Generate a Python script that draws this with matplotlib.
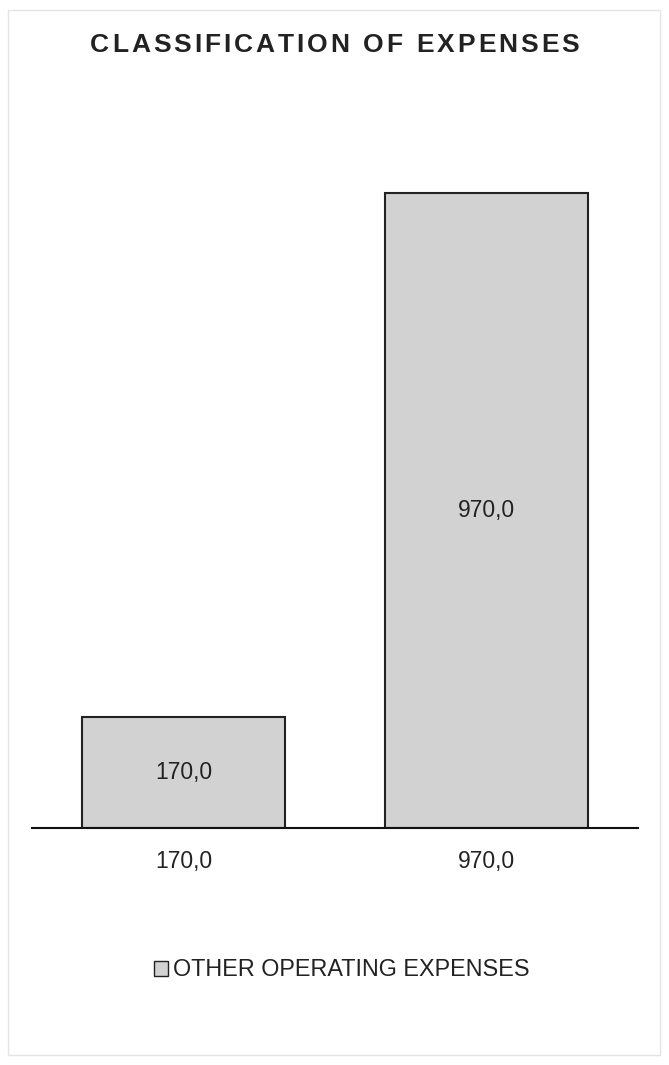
import matplotlib.pyplot as plt
from matplotlib.patches import Rectangle

categories = ['170,0', '970,0']
values = [170.0, 970.0]
series_name = 'OTHER OPERATING EXPENSES'
title = 'CLASSIFICATION OF EXPENSES'

plt.rcParams['font.family'] = ['Liberation Sans', 'DejaVu Sans']

W, H = 669, 1065
fig = plt.figure(figsize=(W / 100, H / 100), dpi=100)
fig.patch.set_facecolor('white')

# faint page border
fig.add_artist(Rectangle((8 / W, 10 / H), 652 / W, 1045 / H, transform=fig.transFigure,
                         fill=False, edgecolor='#e4e4e4', linewidth=1))

ax = fig.add_axes([32 / W, 1 - 828 / H, 606 / W, (828 - 107.5) / H])
x = range(len(categories))
bars = ax.bar(x, values, width=0.67, color='#d2d2d2', edgecolor='#222222',
              linewidth=1.5, label=series_name)

for b, v in zip(bars, values):
    ax.text(b.get_x() + b.get_width() / 2, v / 2, f'{v:.1f}'.replace('.', ','),
            ha='center', va='center', fontsize=16.5, color='#222222')

ax.set_xlim(-0.5, 1.5)
ax.set_ylim(0, 1100)
ax.set_xticks(list(x))
ax.set_xticklabels(categories, fontsize=16.5, color='#222222')
ax.tick_params(axis='x', length=0, pad=16)
ax.set_yticks([])
for s in ['top', 'right', 'left']:
    ax.spines[s].set_visible(False)
ax.spines['bottom'].set_linewidth(1.5)
ax.spines['bottom'].set_color('#111111')

# title with letter spacing: place each character by its measured width
renderer = fig.canvas.get_renderer()
tracking = 3.0  # px between letters
widths = []
for ch in title:
    t = fig.text(0, 0, ch if ch != ' ' else 'I', fontsize=19, fontweight='bold')
    widths.append(t.get_window_extent(renderer).width)
    t.remove()
total = sum(widths) + tracking * (len(title) - 1)
xpos = (W - total) / 2
for ch, w in zip(title, widths):
    fig.text(xpos / W, 1 - 45 / H, ch, ha='left', va='center', fontsize=19,
             fontweight='bold', color='#222222')
    xpos += w + tracking

leg = fig.legend(handles=[bars[0]], labels=[series_name], loc='center',
                 bbox_to_anchor=(342 / W, 1 - 970 / H), frameon=False, fontsize=16.8,
                 handlelength=0.6, handleheight=0.6, handletextpad=0.2)
for t in leg.get_texts():
    t.set_color('#222222')
leg.legend_handles[0].set_linewidth(1)

fig.savefig('out.png', dpi=100)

▸ Exercise objective
Without the pictures, return the listing above from its first line through the line that has "plt.rcParams['font.family'] = ['Liberation".

▸ Reply to the task
Generate a Python script that draws this with matplotlib.
import matplotlib.pyplot as plt
from matplotlib.patches import Rectangle

categories = ['170,0', '970,0']
values = [170.0, 970.0]
series_name = 'OTHER OPERATING EXPENSES'
title = 'CLASSIFICATION OF EXPENSES'

plt.rcParams['font.family'] = ['Liberation Sans', 'DejaVu Sans']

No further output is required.